Success In Scaling
Climbing to new heights and taking risks are what Outdoor Chattanooga hopes to bring to the Chattanooga, Tenn., region.
Outdoor Chattanooga provides free and low-cost adventures to residents by reintroducing them to the joys of nature. The agency, a division within the Chattanooga Parks and Recreation Department, provides information and services promoting the use of natural resources and recreational opportunities, according to Philip Grymes, executive director of Outdoor Chattanooga.
So when planning started for the new Outdoor Chattanooga Center in Coolidge Park, a climbing wall was at the top of the list--a natural fit for promoting fitness and fun.
While the vision of Outdoor Chattanooga is to promote recreation as an attractive, healthy and distinguishing lifestyle for area residents and visitors, the hope is that it also will “maintain and enhance the value of the region’s natural and built resources, and help grow the region’s economy,” Grymes says.
“The climbing wall adds to our unique program and facility,” he says. “[And it] is another free program that we provide.”
The new feature allows people to test the waters before really roughing it at any of the area’s many rock walls.
“The traverse wall is accessible to the public, and is the perfect opportunity for people who want to try climbing but are afraid of heights, or do not know where to go to try it,” Grymes explains.
“We hope that our wall helps bring exposure to the other facilities and natural rock-climbing areas in our community, but most importantly, we hope to expose more people to the sport,” he adds. “We are located in the busiest park in Chattanooga, and it does not cost anything to climb on our wall.”
Suits Your Needs
Outdoor Chattanooga opted for the Magna Wall by Playcore, which has metallic properties that enable participants to use magnetic numbers and letters while climbing. This facilitates route-setting, game-playing and cross-curricular activities. For example, students learning about parts of speech could be asked to climb across the wall using only the hand-holds marked with nouns or verbs.
What type of wall is right for your facility? Consider the following before making a decision:
Whether it’s through fundraisers or grants, a budget needs to be established before starting on the hunt for the best climbing wall. Since there are so many varieties, a budget also helps narrow down options. Keep in mind that walls are installed in panels, and more can be added as funding becomes available.
Outdoor Chattanooga had a large, open area to build the wall, which was ideal for installation. Things to avoid in a proposed area include anything that would obstruct views or pathways for clocks, thermostats, fire-alarm pulls/strobes, pillars, dividers, basketball hoops, water fountains, windows, etc.
Planning enough space for the wall is important. Considering what the wall will attach to--whether concrete block, tile or drywall--can help determine the type of wall that will work best in a facility. And although the actual installation only takes one day, administrators and/or supervisors have to be trained. Training includes safety issues, wall maintenance and teaching climbers to use the wall correctly.
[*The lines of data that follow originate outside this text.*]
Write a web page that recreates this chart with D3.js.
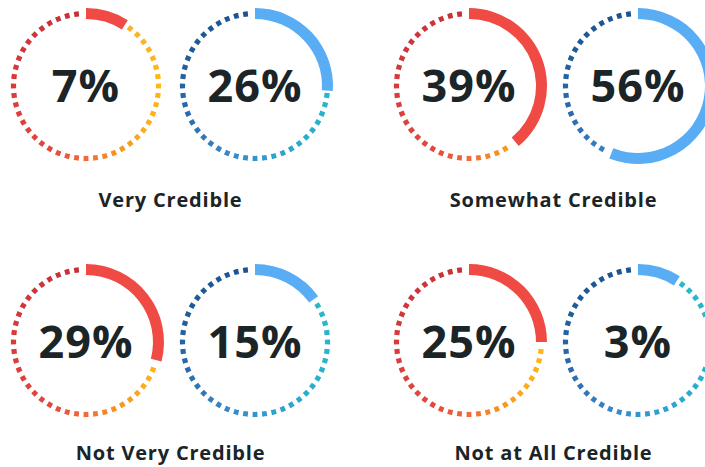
<!DOCTYPE html>
<html>
<head>
<meta charset="utf-8">
<script src="https://cdn.jsdelivr.net/npm/d3@7"></script>
<style>
  html, body { margin: 0; padding: 0; background: #ffffff; }
  svg { display: block; }
</style>
</head>
<body>
<svg id="chart" width="705" height="467"></svg>
<script>
// ---- data ----
const categories = ["Very Credible", "Somewhat Credible", "Not Very Credible", "Not at All Credible"];
const redValues  = [7, 39, 29, 25];   // left ring of each pair (%)
const blueValues = [26, 56, 15, 3];   // right ring of each pair (%)

// ---- layout / style ----
const R = 72.5;             // ring radius
const arcWidth = 11;
const dashWidth = 5.2;
const dashLen = 4.8;
const dashCount = 48;
const minArcPct = 9;        // smallest arc sweep drawn, for visibility
const ringGap = 169;        // distance between the two ring centres of a pair
const groupX = [86, 469];   // left ring centre of column
const rowY = [86, 342];     // ring centre of row
const labelY = [207, 460];

const redArc = "#ef4b44", blueArc = "#58adf4";
const redRamp = d3.scaleLinear()
  .domain([0, 0.1, 0.25, 0.36, 0.43, 0.5, 0.58, 0.75, 1])
  .range(["#f9a33a", "#fbaf2e", "#fdb913", "#fcac1c", "#f7931f", "#f06b3a", "#e5473f", "#d63a3b", "#c52f37"])
  .interpolate(d3.interpolateRgb);
const blueRamp = d3.scaleLinear()
  .domain([0, 0.3, 0.44, 0.55, 0.68, 0.82, 1])
  .range(["#2bb9c9", "#27b4cc", "#2aa3d3", "#3a88c8", "#2c6cae", "#1f5c99", "#1c5190"])
  .interpolate(d3.interpolateRgb);

const angle = d3.scaleLinear().domain([0, 100]).range([0, 2 * Math.PI]);
const textColor = "#1b2427";
const fontFam = "'Open Sans', Lato, sans-serif";

const svg = d3.select("#chart");

const rings = [];
categories.forEach((c, i) => {
  const col = i % 2, row = Math.floor(i / 2);
  rings.push({ cat: c, value: redValues[i], cx: groupX[col], cy: rowY[row], arcColor: redArc, ramp: redRamp });
  rings.push({ cat: c, value: blueValues[i], cx: groupX[col] + ringGap, cy: rowY[row], arcColor: blueArc, ramp: blueRamp });
});

const bigArc = d3.arc().innerRadius(R - arcWidth / 2).outerRadius(R + arcWidth / 2);
const dashArc = d3.arc().innerRadius(R - dashWidth / 2).outerRadius(R + dashWidth / 2);
const dashSweep = dashLen / R;
const step = 2 * Math.PI / dashCount;

const g = svg.selectAll("g.ring").data(rings).join("g")
  .attr("class", "ring")
  .attr("transform", d => `translate(${d.cx},${d.cy})`);

g.each(function (d) {
  const sel = d3.select(this);
  const end = angle(Math.max(d.value, minArcPct));
  const dashes = d3.range(dashCount)
    .map(k => k * step - dashSweep / 2)
    .filter(a => a > end + 2 / R && a + dashSweep < 2 * Math.PI - 2 / R);
  sel.selectAll("path.dash").data(dashes).join("path")
    .attr("class", "dash")
    .attr("d", a => dashArc({ startAngle: a, endAngle: a + dashSweep }))
    .attr("fill", a => d.ramp((a + dashSweep / 2) / (2 * Math.PI)));
  sel.append("path")
    .attr("d", bigArc({ startAngle: 0, endAngle: end }))
    .attr("fill", d.arcColor);
  sel.append("text")
    .attr("text-anchor", "middle")
    .attr("y", 16)
    .attr("font-family", fontFam)
    .attr("font-weight", 700)
    .attr("font-size", 45)
    .attr("letter-spacing", 1)
    .attr("fill", textColor)
    .text(d.value + "%");
});

svg.selectAll("text.label").data(categories).join("text")
  .attr("class", "label")
  .attr("x", (d, i) => groupX[i % 2] + ringGap / 2)
  .attr("y", (d, i) => labelY[Math.floor(i / 2)])
  .attr("text-anchor", "middle")
  .attr("font-family", fontFam)
  .attr("font-weight", 700)
  .attr("font-size", 20)
  .attr("letter-spacing", 0.8)
  .attr("fill", textColor)
  .text(d => d);
</script>
</body>
</html>
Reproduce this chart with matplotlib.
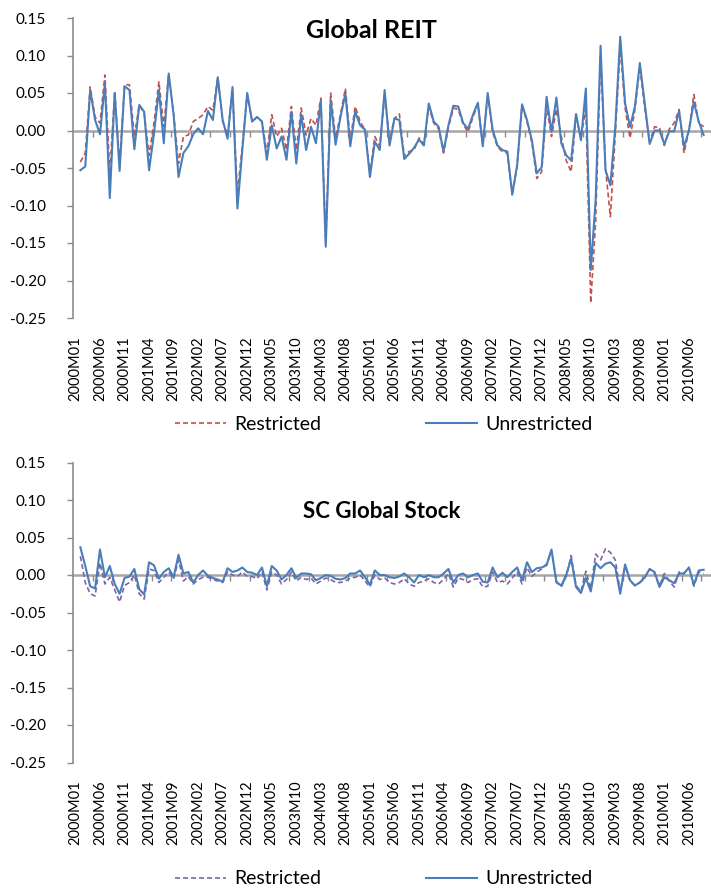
import numpy as np
import matplotlib
matplotlib.use("Agg")
import matplotlib.pyplot as plt
from matplotlib.ticker import FuncFormatter

plt.rcParams['font.family'] = ['Lato', 'DejaVu Sans']

# month categories on the axis (2000M01 .. 2010M10), data starts at 2000M02
n_cat = 130
tick_pos = list(range(0, 130, 5))
tick_labels = ["2000M01", "2000M06", "2000M11", "2001M04", "2001M09", "2002M02",
               "2002M07", "2002M12", "2003M05", "2003M10", "2004M03", "2004M08",
               "2005M01", "2005M06", "2005M11", "2006M04", "2006M09", "2007M02",
               "2007M07", "2007M12", "2008M05", "2008M10", "2009M03", "2009M08",
               "2010M01", "2010M06"]

# Global REIT
reit_unrestricted = [
    -0.053, -0.048, 0.054, 0.014, -0.005, 0.063, -0.090, 0.050, -0.054, 0.059,
    0.054, -0.025, 0.034, 0.025, -0.053, -0.004, 0.054, -0.017, 0.076, 0.021,
    -0.062, -0.030, -0.021, -0.005, 0.003, -0.005, 0.026, 0.014, 0.071, 0.014,
    -0.011, 0.058,
    -0.104, -0.026, 0.050, 0.012, 0.018, 0.012, -0.039, 0.007, -0.024, -0.008,
    -0.039, 0.025, -0.044, 0.021, -0.026, 0.005, -0.017, 0.040, -0.155, 0.040,
    -0.019, 0.018, 0.049, -0.021, 0.025, 0.007, 0.001, -0.062, -0.015, -0.026,
    0.054, -0.020, 0.016,
    0.014, -0.038, -0.031, -0.023, -0.012, -0.020, 0.036, 0.012, 0.005, -0.028,
    0.007, 0.033, 0.032, 0.010, 0.002, 0.021, 0.037, -0.021, 0.050, 0.001,
    -0.020, -0.026, -0.028, -0.085, -0.046, 0.035, 0.014, -0.013, -0.057, -0.049,
    0.045, -0.002, 0.044, -0.017, -0.033, -0.040, 0.022, -0.013, 0.056, -0.186,
    -0.092, 0.113, -0.053, -0.073, 0.005, 0.125, 0.036, 0.005, 0.032, 0.090,
    0.036, -0.018, 0.000, 0.000, -0.018, -0.001, -0.001, 0.026, -0.022, 0.000,
    0.038, 0.012, -0.006]
reit_restricted = [
    -0.042, -0.030, 0.058, 0.018, 0.010, 0.074, -0.057, 0.052, -0.044, 0.061,
    0.061, -0.008, 0.034, 0.023, -0.033, 0.010, 0.065, 0.005, 0.076, 0.023,
    -0.044, -0.008, -0.006, 0.012, 0.016, 0.021, 0.032, 0.027, 0.070, 0.012,
    -0.006, 0.054,
    -0.085, -0.020, 0.048, 0.012, 0.018, 0.012, -0.030, 0.021, -0.008, 0.003,
    -0.026, 0.032, -0.026, 0.030, -0.006, 0.016, 0.007, 0.043, -0.150, 0.050,
    -0.010, 0.021, 0.056, -0.013, 0.032, 0.012, 0.001, -0.057, -0.008, -0.021,
    0.047, -0.013, 0.016,
    0.022, -0.034, -0.028, -0.026, -0.010, -0.018, 0.032, 0.010, 0.002, -0.030,
    0.004, 0.030, 0.028, 0.008, -0.002, 0.018, 0.035, -0.020, 0.048, -0.002,
    -0.022, -0.028, -0.030, -0.087, -0.048, 0.033, 0.012, -0.016, -0.064, -0.055,
    0.032, -0.008, 0.028, -0.008, -0.040, -0.055, 0.020, -0.010, 0.030, -0.230,
    -0.120, 0.100, -0.050, -0.115, -0.005, 0.112, 0.030, -0.010, 0.028, 0.085,
    0.030, -0.015, 0.005, 0.004, -0.020, 0.002, 0.010, 0.028, -0.030, 0.000,
    0.048, 0.010, 0.005]

# SC Global Stock
stock_unrestricted = [
    0.037, 0.012, -0.015, -0.018, 0.034, -0.003, 0.012, -0.012, -0.025, -0.004,
    -0.002, 0.008, -0.019, -0.026, 0.017, 0.013, -0.005, 0.004, 0.009, -0.003,
    0.027, 0.002, 0.004, -0.010, 0.000, 0.006, -0.001, -0.004, -0.006, -0.009,
    0.009, 0.004,
    0.006, 0.010, 0.004, 0.003, 0.000, 0.010, -0.015, 0.012, 0.006, -0.006,
    0.000, 0.009, -0.004, 0.002, 0.002, 0.001, -0.007, -0.004, 0.000, -0.001,
    -0.005, -0.006, -0.004, 0.002, 0.002, 0.006, -0.003, -0.013, 0.006, 0.000,
    0.000, -0.003, -0.004, -0.002, 0.002, -0.003, -0.010, 0.000, -0.003, 0.000,
    -0.003, -0.003, 0.002, 0.008, -0.010, 0.000, 0.002, -0.003, 0.000, 0.002,
    -0.009, -0.010, 0.010, -0.003, 0.003, -0.003, 0.004, 0.010, -0.007, 0.017,
    0.004, 0.009,
    0.010, 0.013, 0.034, -0.010, -0.014, 0.000, 0.022, -0.016, -0.024, -0.004,
    -0.022, 0.016, 0.009, 0.015, 0.017, 0.010, -0.025, 0.014, -0.007, -0.014,
    -0.010, -0.003, 0.008, 0.004, -0.016, -0.003, -0.007, -0.011, 0.002, 0.002,
    0.010, -0.013, 0.006, 0.007]
stock_restricted = [
    0.025, -0.010, -0.025, -0.028, 0.016, -0.012, -0.003, -0.020, -0.036, -0.014,
    -0.010, 0.000, -0.025, -0.032, 0.008, 0.006, -0.010, -0.003, 0.004, -0.005,
    0.020, -0.008, -0.002, -0.012, -0.006, -0.003, -0.003, -0.006, -0.008, -0.010,
    0.004, 0.000,
    -0.002, 0.004, -0.002, -0.002, -0.005, 0.004, -0.020, 0.004, 0.000, -0.012,
    -0.006, 0.004, -0.008, -0.003, -0.006, -0.004, -0.012, -0.008, -0.004, -0.006,
    -0.010, -0.010, -0.008, -0.004, -0.003, 0.000, -0.008, -0.016, 0.000, -0.006,
    -0.004, -0.010, -0.012, -0.010, -0.005, -0.012, -0.015, -0.010, -0.008, -0.005,
    -0.010, -0.012, -0.006, 0.002, -0.016, -0.004, -0.006, -0.010, -0.006, -0.005,
    -0.016, -0.015, 0.004, -0.010, -0.008, -0.012, -0.004, 0.004, -0.012, 0.010,
    -0.002, 0.004,
    0.008, 0.015, 0.032, -0.008, -0.016, -0.002, 0.026, -0.014, -0.022, 0.005,
    -0.018, 0.028, 0.020, 0.035, 0.030, 0.020, -0.022, 0.012, -0.008, -0.014,
    -0.010, -0.004, 0.008, 0.002, -0.014, 0.002, -0.008, -0.016, 0.004, 0.002,
    0.010, -0.015, 0.004, 0.002]

x = np.arange(1, len(reit_unrestricted) + 1)

BLUE = '#4A7EBB'
RED = '#C0504D'
PURPLE = '#8064A2'
GRAY = '#8C8C8C'

fig = plt.figure(figsize=(7.11, 8.9), dpi=100)


def fmt_y(v, pos):
    s = '%.2f' % v
    return '0.00' if s == '-0.00' else s


def style_axes(ax, title, title_xy, title_size):
    ax.set_xlim(-0.5, n_cat - 0.5)
    ax.set_ylim(-0.25, 0.15)
    ax.set_yticks(np.arange(-0.25, 0.151, 0.05))
    ax.yaxis.set_major_formatter(FuncFormatter(fmt_y))
    ax.tick_params(axis='y', length=4.3, width=1, color=GRAY, labelsize=11, pad=15)
    for s in ['top', 'right']:
        ax.spines[s].set_visible(False)
    ax.spines['left'].set_color(GRAY)
    ax.spines['left'].set_linewidth(1.2)
    # category axis crosses at zero
    ax.spines['bottom'].set_position(('data', 0))
    ax.spines['bottom'].set_color('#A6A6A6')
    ax.spines['bottom'].set_linewidth(1.8)
    ax.spines['bottom'].set_zorder(1)
    ax.set_xticks([])
    ax.set_xticks(np.arange(3.5, n_cat, 4), minor=True)
    ax.tick_params(axis='x', which='minor', length=4, width=1, color=GRAY, direction='out')
    sec = ax.secondary_xaxis('bottom')
    sec.set_xticks(tick_pos, tick_labels, rotation=90)
    sec.spines['bottom'].set_visible(False)
    sec.tick_params(length=0, pad=13, labelsize=10.5)
    ax.text(title_xy[0], title_xy[1], title, transform=ax.transAxes,
            ha='center', va='center', fontsize=title_size, fontweight='bold')


ax1 = fig.add_axes([73 / 711, 1 - 318 / 890, 638 / 711, 300 / 890])
l1, = ax1.plot(x, reit_restricted, color=RED, lw=1.2, dashes=(3, 1.8), zorder=3)
l2, = ax1.plot(x, reit_unrestricted, color=BLUE, lw=1.5, zorder=4)
style_axes(ax1, 'Global REIT', ((371 - 73) / 638, 0.96), 18)
fig.legend([l1, l2], ['Restricted', 'Unrestricted'], loc='center',
           bbox_to_anchor=(0.540, 1 - 424 / 890), ncol=2, frameon=False,
           handlelength=2.6, handletextpad=0.45, columnspacing=5.4, fontsize=14)

ax2 = fig.add_axes([73 / 711, 1 - 762.5 / 890, 638 / 711, 300 / 890])
l3, = ax2.plot(x, stock_restricted, color=PURPLE, lw=1.2, dashes=(3, 1.8), zorder=3)
l4, = ax2.plot(x, stock_unrestricted, color=BLUE, lw=1.5, zorder=4)
style_axes(ax2, 'SC Global Stock', ((382 - 73) / 638, 0.835), 16)
fig.legend([l3, l4], ['Restricted', 'Unrestricted'], loc='center',
           bbox_to_anchor=(0.540, 1 - 879 / 890), ncol=2, frameon=False,
           handlelength=2.6, handletextpad=0.45, columnspacing=5.4, fontsize=14)

fig.savefig('out.png', dpi=100)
Be sure to discuss in detail with the manufacturer the type of program and people you want to serve and attract, in order to determine the best wall for the program.
“We wanted the wall to be inviting enough for people who were tentative, and still be designed well enough to be adapted to the more experienced climbers,” says Grymes. “[We chose] a wall that could easily be retrofitted into an existing facility, and had the ability to be closed or secured enough to deter use of it.”
The targeted age group helps determine the height and surface of the wall. Children ages K-5 typically warrant an 8-foot wall, while a 10-foot wall would be more suitable for middle-school kids. The experience level also helps determine the wall surface; there is a variety available to bring a wall from beginner to advanced skill levels.
What is the secret to a successful wall-climbing program? If it appeals to a broad range of users, the experience won’t be a secret for long.